The Slow-Go Years Require Different Choices

Over time, many retirees begin to notice a shift as they discover they enjoy depth more than breadth. The traveler who once wanted to visit five countries a year may discover that one meaningful trip is enough. The golfer who planned to play every day may find that time with grandchildren has become more important. The volunteer who once served on multiple boards may decide that one organization deserves more attention than several. The activities they once thought would define retirement no longer bring them the most satisfaction. Life often becomes less about exploration and more about enjoyment. Instead of collecting more experiences, they become more selective about the experiences they value most.

The retirees who seem most content are often the ones who recognize those changes and adapt accordingly. They periodically take inventory of how they are spending their time and ask whether it still reflects what matters most to them.

The No-Go Years

Eventually, retirement enters another chapter when physical limitations may become more noticeable, and health concerns may require more attention. During this stage. convenience and accessibility often become more important than novelty.

Many retirees find themselves placing greater value on family relationships, close friendships, shared memories, and simple routines. The experiences that matter most are often no longer measured in miles traveled or destinations visited. Instead, they are measured in conversations, connections, and time spent with people they care about.

The priorities change once again, and this is when successful retirees adapt.

The Risk of Drifting

The challenge throughout all three phases is that retirement does not come with a roadmap. People can drift into each stage without recognizing that their priorities have changed simply out of habit.

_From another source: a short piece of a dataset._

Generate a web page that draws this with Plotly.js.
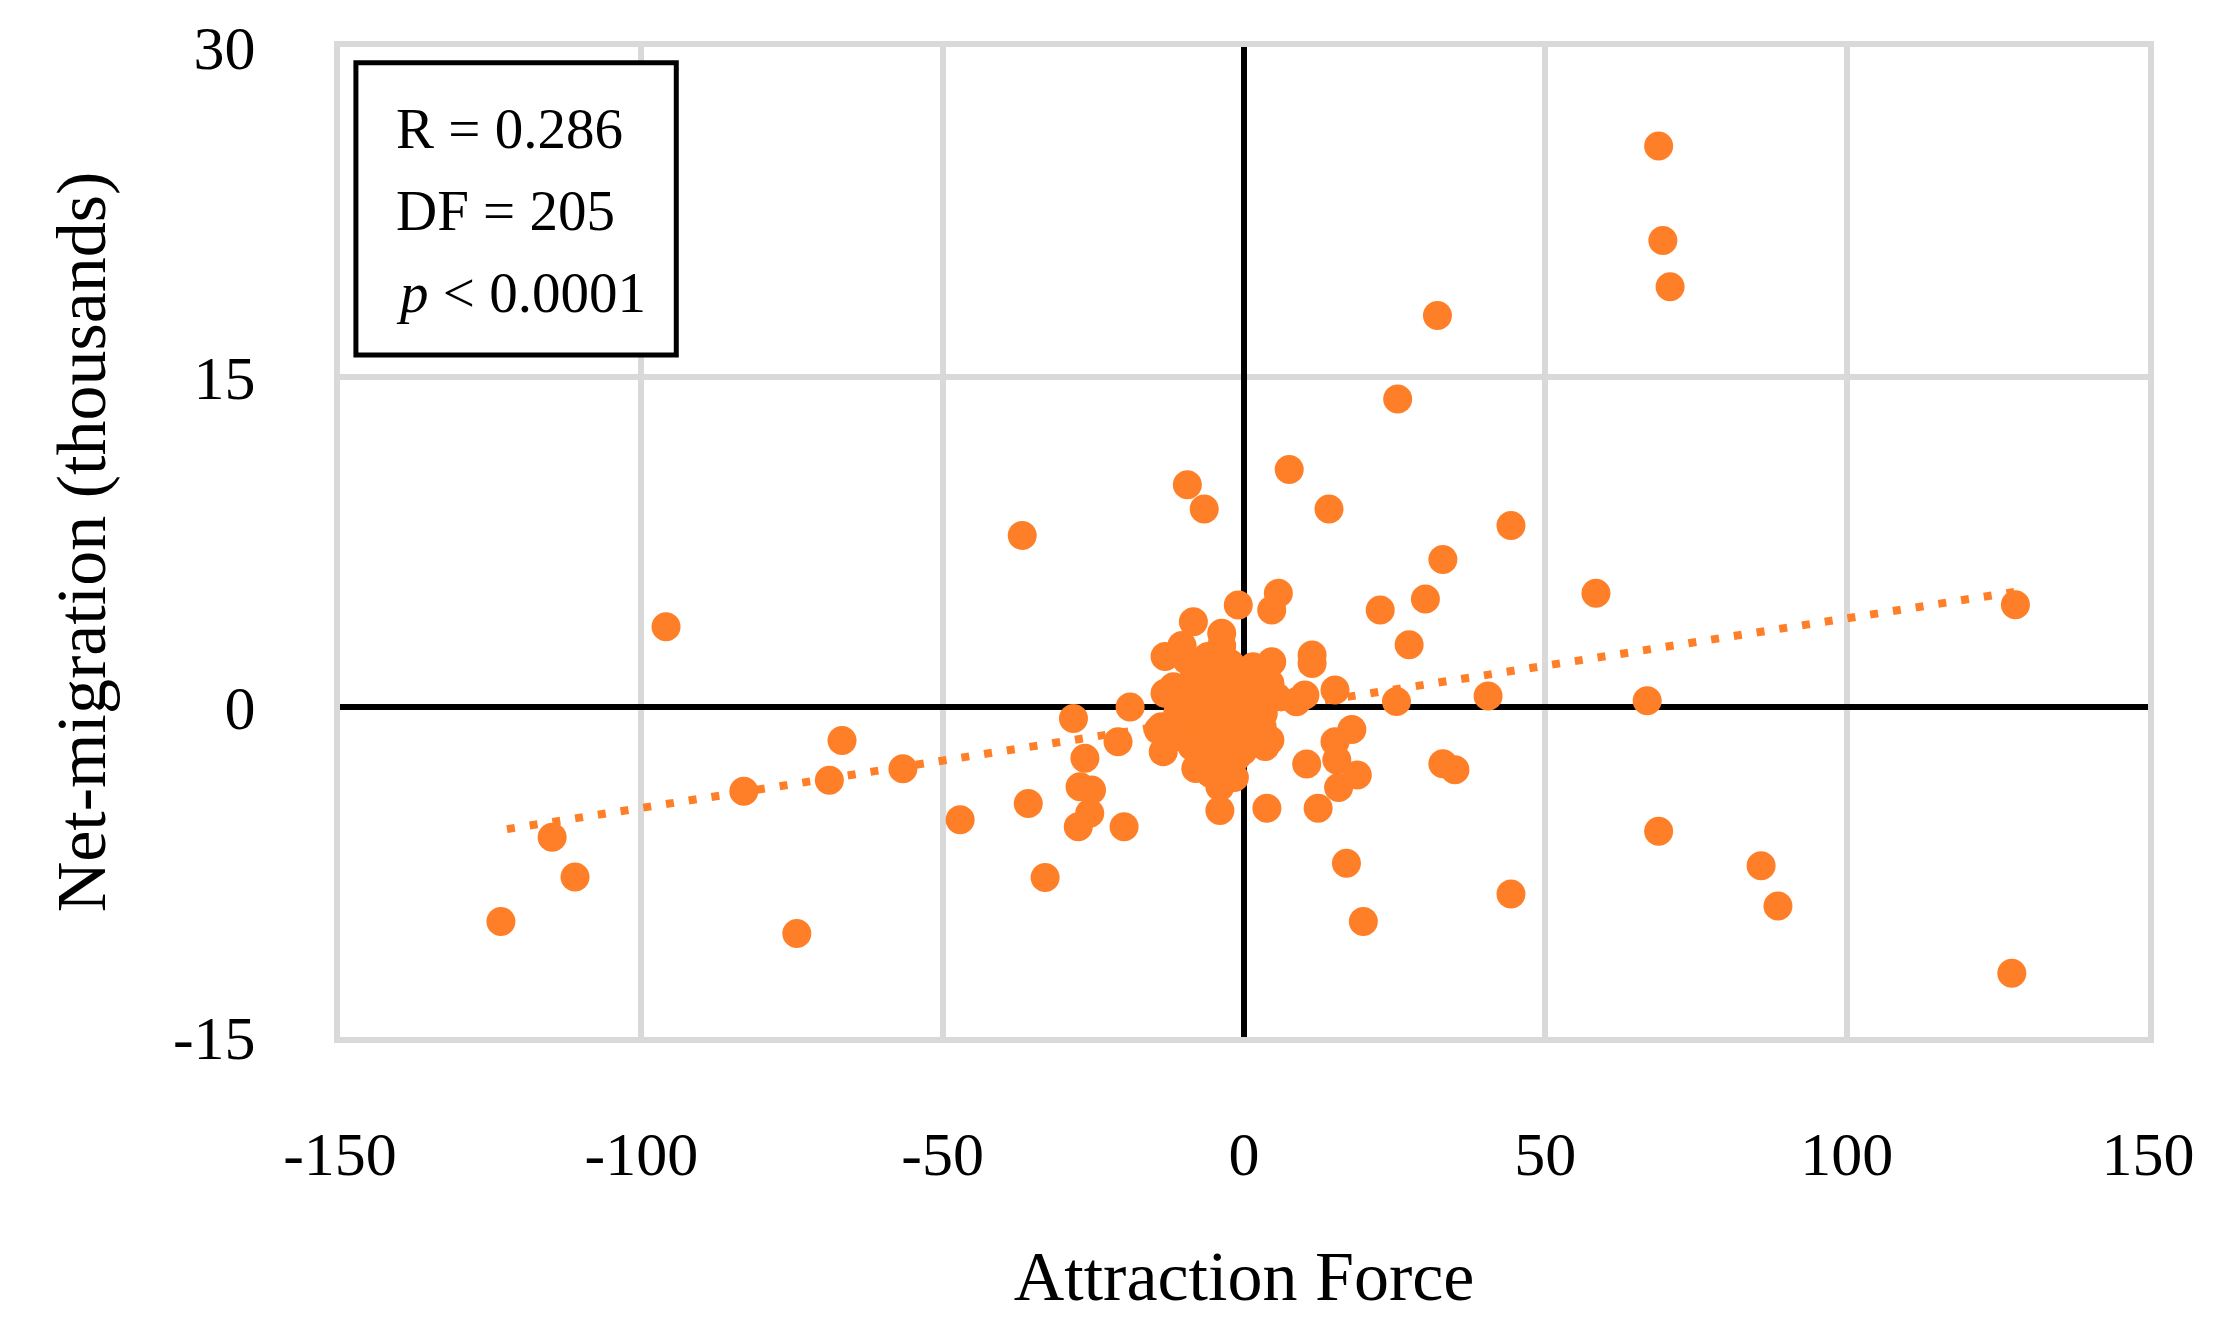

Retirement doesn't usually become less fulfilling because someone makes a terrible decision. More often, it happens because no decisions are being made at all.

The routines established in the first few years simply continue, and days start to look the same. Activities continue out of habit rather than enjoyment, and new opportunities are postponed because there is always tomorrow. This makes retirement less intentional and more automatic.

The irony is that many people spend decades working toward the freedom to control their schedule, only to stop thinking carefully about how they use that freedom once they have it.

Being Intentional

An intentional retirement doesn't mean every day is planned, nor does it mean staying busy for its own sake. It means periodically stepping back and asking whether your time is being spent in ways that still align with what matters most to you.

Just as you would review your financial plan periodically, check in on your lifestyle goals in the same manner.

A few useful questions include:

  • What am I enjoying most right now?
  • What activities feel less important than they once did?
  • Who do I want to spend more time with?
  • What experiences am I still hoping to have?
  • What have I been putting off that matters to me?

The answers will change throughout retirement as you transition through each phase. Different chapters call for different priorities.

Retirement Is a Series of Chapters

Many people think of retirement as a finish line, but it is more like a series of chapters. Each chapter brings different opportunities, different challenges, and different priorities.

As you progress through retirement, the challenge is learning how to adapt as those years unfold. The retirees who thrive are not necessarily the ones with the busiest schedules, the biggest travel budgets, or the longest bucket lists. They are often the ones who periodically step back and ask whether the way they are spending their time still reflects the life they want to live.

The retirement that makes you happy at 65 may not be the retirement that makes you happy at 75. The goal isn't to create a perfect plan and follow it forever. The goal is to keep paying attention as life changes and have the courage to change with it.